Lot 2113
  • 2113

THOMAS JEFFERSON. AUTOGRAPH LETTER SIGNED AS PRESIDENT, 4 JUNE 1804, TO JOHN W. EPPES

Estimate
120,000 - 180,000 USD
bidding is closed

Description

  • Autograph letter signed ("Th: Jefferson") as president, to his son-in-law John W. Eppes, anticipating his famous reconciliation with John Adams
Two pages (7 3/4 x 10 in.; 197 x 254 mm) written recto and verso, Washington D.C., 4 June 1804; slight stains and wear at creases, just affecting one letter of text. 

Provenance

Christie's New York, 19 June 2007, lot 263 (undesignated consignor)

Literature

The Papers of Thomas Jefferson, ed. McClure, 43:534–535; The Adams-Jefferson Letters, ed. Lester, 2:266

Catalogue Note

An important and affecting letter, written by Jefferson shortly after the death of his daughter Maria, addressing his broken friendship with John Adams: "I inclose you a letter I received lately from Mrs Adams. The sentiments expressed in it are sincere. Her attachment was constant. Although all of them point to another object directly, yet the expressing them to me is a proof that our friendship is unbroken on her part. It has been a strong one, and has gone through trying circumstances on both sides. Yet I retain it strongly both for herself and Mr Adams. He & myself have gone through so many scenes together, that all his qualities have been proved to me, and I know him to possess so many good ones, as that I have never withdrawn my esteem, and I am happy that this letter gives me an opportunity of expressing it to both of them. I shall do it with a frank declaration that one act of his life, & never but one, gave me personal displeasure, his midnight appointments. A respect for him will not permit me to ascribe that altogether to the influence of others, it will leave something for friendship to forgive..."
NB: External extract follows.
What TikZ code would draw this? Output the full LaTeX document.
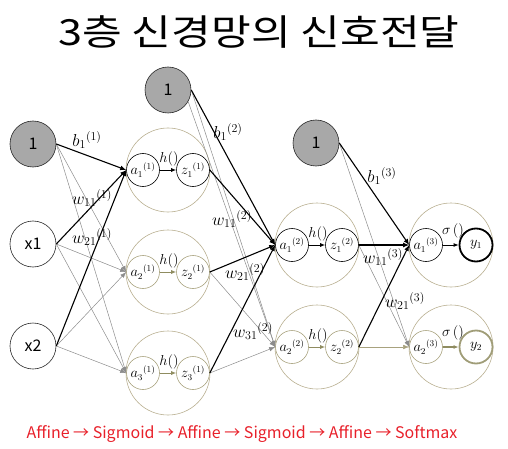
\documentclass[tikz,border=0pt]{standalone}
\usepackage{fontspec}
\newfontfamily\kr{Noto Sans CJK KR}
\usetikzlibrary{arrows.meta}
\definecolor{biasgray}{HTML}{A8A8A8}
\definecolor{olv}{HTML}{B8AF90}
\definecolor{olvs}{HTML}{A8A27E}
\definecolor{olva}{HTML}{8F8C60}
\definecolor{gline}{HTML}{8C8C8C}
\definecolor{capred}{HTML}{E8202A}
\tikzset{
  neuron/.style={circle, draw=olv, line width=0.6pt, minimum size=84pt, inner sep=0pt},
  sm/.style={circle, draw=black, line width=0.6pt, minimum size=33pt, inner sep=0pt, font=\fontsize{13.5}{15}\selectfont},
  smo/.style={sm, draw=olvs},
  inp/.style={circle, draw=black!85, line width=0.6pt, minimum size=46pt, inner sep=0pt, font=\kr\fontsize{16}{18}\selectfont},
  bias/.style={inp, fill=biasgray},
  wt/.style={draw=black, line width=1.1pt, -{Latex[length=6pt,width=5pt]}},
  gw/.style={draw=gline, line width=0.5pt, -{Latex[length=6pt,width=4.5pt]}},
  inb/.style={draw=black, line width=0.9pt, -{Latex[length=5pt,width=4pt]}},
  ino/.style={draw=olva, line width=0.9pt, -{Latex[length=5pt,width=4pt]}},
  lab/.style={font=\fontsize{17}{19}\selectfont, inner sep=0pt},
  fl/.style={font=\fontsize{14}{15}\selectfont, inner sep=0pt}
}
\begin{document}
\begin{tikzpicture}[x=1pt,y=-1pt]
\useasboundingbox (0,0) rectangle (508,449);
\node[font=\kr\fontsize{36}{40}\selectfont, inner sep=0pt] (title) at (259,32) {\scalebox{1.2}[1]{3층 신경망의 신호전달}};
% inputs
\node[bias] (b1) at (33,144) {1};
\node[inp] (x1) at (33,244) {x1};
\node[inp] (x2) at (33,346) {x2};
\node[bias] (b2) at (168,90) {1};
\node[bias] (b3) at (316,143) {1};
% layer 1
\node[neuron] (n11) at (168,170) {};
\node[neuron] (n12) at (168,272) {};
\node[neuron] (n13) at (168,373) {};
\node[sm] (a11) at (143,170) {$a_1{}^{(1)}$};
\node[sm] (z11) at (193,170) {$z_1{}^{(1)}$};
\node[smo] (a12) at (143,272) {$a_2{}^{(1)}$};
\node[smo] (z12) at (193,272) {$z_2{}^{(1)}$};
\node[smo] (a13) at (143,373) {$a_3{}^{(1)}$};
\node[smo] (z13) at (193,373) {$z_3{}^{(1)}$};
% layer 2
\node[neuron] (n21) at (317,245) {};
\node[neuron] (n22) at (317,347) {};
\node[sm] (a21) at (292,245) {$a_1{}^{(2)}$};
\node[sm] (z21) at (342,245) {$z_1{}^{(2)}$};
\node[smo] (a22) at (292,347) {$a_2{}^{(2)}$};
\node[smo] (z22) at (342,347) {$z_2{}^{(2)}$};
% layer 3
\node[neuron] (n31) at (451,245) {};
\node[neuron] (n32) at (451,347) {};
\node[sm] (a31) at (426,245) {$a_1{}^{(3)}$};
\node[sm, line width=1.8pt] (y1) at (476,245) {$y_1$};
\node[smo] (a32) at (426,347) {$a_2{}^{(3)}$};
\node[smo, line width=1.8pt, draw=olva!85] (y2) at (476,347) {$y_2$};
% inner arrows
\draw[inb] (a11) -- (z11);
\draw[ino] (a12) -- (z12);
\draw[ino] (a13) -- (z13);
\draw[inb] (a21) -- (z21);
\draw[ino] (a22) -- (z22);
\draw[inb] (a31) -- (y1);
\draw[ino, line width=1.4pt] (a32) -- (y2);
\node[fl] (h11) at (169,159) {$h()$};
\node[fl] (h12) at (169,261) {$h()$};
\node[fl] (h13) at (169,362) {$h()$};
\node[fl] (h21) at (318,234) {$h()$};
\node[fl] (h22) at (318,336) {$h()$};
\node[fl] (s31) at (453,231) {$\sigma\,()$};
\node[fl] (s32) at (453,333) {$\sigma\,()$};
% layer 0 -> 1
\draw[gw] (b1.east) -- (a12.west);
\draw[gw] (b1.east) -- (a13.west);
\draw[gw] (x1.east) -- (a12.west);
\draw[gw] (x1.east) -- (a13.west);
\draw[gw] (x2.east) -- (a12.west);
\draw[gw] (x2.east) -- (a13.west);
\draw[wt] (b1.east) -- (a11.west);
\draw[wt] (x1.east) -- (a11.west);
\draw[wt] (x2.east) -- (a11.west);
% layer 1 -> 2
\draw[gw] (b2.east) -- (a22.west);
\draw[gw] (b2.-30) -- (a22.west);
\draw[gw] (z12.east) -- (a22.west);
\draw[gw] (z13.east) -- (a22.west);
\draw[wt] (b2.east) -- (a21.west);
\draw[wt] (z11.east) -- (a21.west);
\draw[wt] (z12.east) -- (a21.west);
\draw[wt] (z13.east) -- (a21.west);
% layer 2 -> 3
\draw[gw] (b3.east) -- (a32.west);
\draw[gw] (z21.east) -- (a32.west);
\draw[gw, draw=olvs] (z22.east) -- (a32.west);
\draw[wt] (b3.east) -- (a31.west);
\draw[wt] (z21.east) -- (a31.west);
\draw[wt] (z22.east) -- (a31.west);
% weight labels
\node[lab] (lb1) at (87,140) {$b_1{}^{(1)}$};
\node[lab] (lw11) at (92,198) {$w_{11}{}^{(1)}$};
\node[lab] (lw21) at (92,237) {$w_{21}{}^{(1)}$};
\node[lab] (lb2) at (228,132) {$b_1{}^{(2)}$};
\node[lab] (lw112) at (232,219) {$w_{11}{}^{(2)}$};
\node[lab] (lw212) at (245,272) {$w_{21}{}^{(2)}$};
\node[lab] (lw312) at (253,331) {$w_{31}{}^{(2)}$};
\node[lab] (lb3) at (382,176) {$b_1{}^{(3)}$};
\node[lab] (lw113) at (383,257) {$w_{11}{}^{(3)}$};
\node[lab] (lw213) at (405,301) {$w_{21}{}^{(3)}$};
% caption
\node[font=\kr\fontsize{16}{18}\selectfont, text=capred] (cap) at (242,434) {Affine → Sigmoid → Affine → Sigmoid → Affine → Softmax};
\end{tikzpicture}
\end{document}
Thomas Jefferson’s wife, Martha Wayles, had died nineteen years before he became president. His two daughters, Maria Eppes and Martha Randolph, each married to talented Virginia politicians, shared hostess duties at the White House. Maria, however, died on 17 April 1804, leaving behind a grieving husband and a devastated father. In the present letter Jefferson counsels his son-in-law on the upbringing his now motherless granddaughter Maria, and assures Eppes that he will remain part of his family. Jefferson demonstrates this by discussing the continuing renovations of Monticello and neighboring Pantops, to which John and Maria were destined to move before her death. Pantops had been Jefferson’s dowry to the couple on their wedding day in 1797.

The “midnight appointments,” to which Jefferson refers, were John Adams’s appointments of several dozen judgeships in his last hours of his presidency. Jefferson and Secretary of State Madison chose not to deliver the commission of one such appointment, William Marbury, which had been accidentally misplaced. This commenced the famous case of Marbury v. Madison, where Chief Justice John Marshall, also an Adams appointee and an inveterate enemy of Jefferson, pronounced the doctrine of judicial review. Jefferson felt that Adams had spitefully named Federalists to these positions, where they could only be removed by impeachment, when he should have allowed them to remain vacant until he assumed the office.

Abigail Adams had been a surrogate mother to Maria (“Polly”) Jefferson, and her death affected Adams deeply. Despite the rift between Thomas Jefferson and her husband, she wrote: "the powerful feelings of my heart have burst through the restraint, and called me to shed the tear of sorrow over the departed remains of your beloved and deserved daughter, an event which I most sincerely mourn.” But Jefferson was wrong to think that Abigail had changed her feelings towards him, and wrong in thinking that his frank admission about the midnight appointments would clear the air. Indeed, these only provoked a scathing letter from Abigail, in which she decided to be frank about the resentment she harbored for Jefferson.